DVD review: It seems someone has stolen Cage’s A-list career

You have to wonder what is happening with Nicholas Cage's career these days.

Far gone are the days when he played in gritty drama’s like Leaving Las Vegas, and box office smash-hits such as Con Air, or even National Treasure.

In his latest action movie, Stolen, he plays the notorious bank thief and family man Will Montgomery, who steals $10-m with his partners, Vincent, Riley Jeffers and Hoyt.

However, as we have seen countless times in such movies, without an ounce or originality, it turns out to be a botched heist. Will is captured by the FBI, but not before burning the money to avoid being handed a greater sentence.

Eight years later, Will is trying to mend his life, including his relationship with his estranged daughter, Alison Loeb (yes, of course, she has issues against him).

Lo and behold, as predicable as ever, Will’s former crime partner, Vincent, appears on the scene, wanting his cut of the stolen money, not believing the cash was burned.

He captures Will’s daughter in order to force him to hand over the loot.

And, of course, no action movie is complete with some kind of deadline to supposedly get the viewer on the edge of the seat, so Will only has has twelve hours to find a way to rescue his daughter from the hands of the psychopath Vincent and, naturally, the police don’t believe him.
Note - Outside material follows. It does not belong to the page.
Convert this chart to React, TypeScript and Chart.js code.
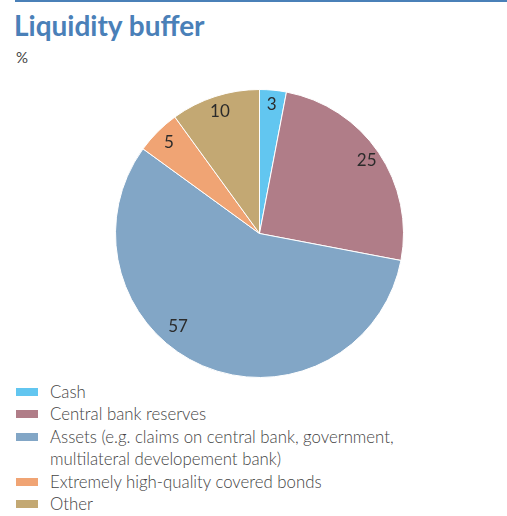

The script is stale, the performance of Cage is wooden, while Josh Lucas, playing Vincent, seemed to be doing someone a favour to be on set.

One expected that director Simon West, who made Expendables 2, would be able to pull a rabbit out of a hat with this offering, but, clearly, this was a mission that he could not save from self-destruction.

It is no wonder that Stolen got only a token theatrical release before being dumped onto DVD.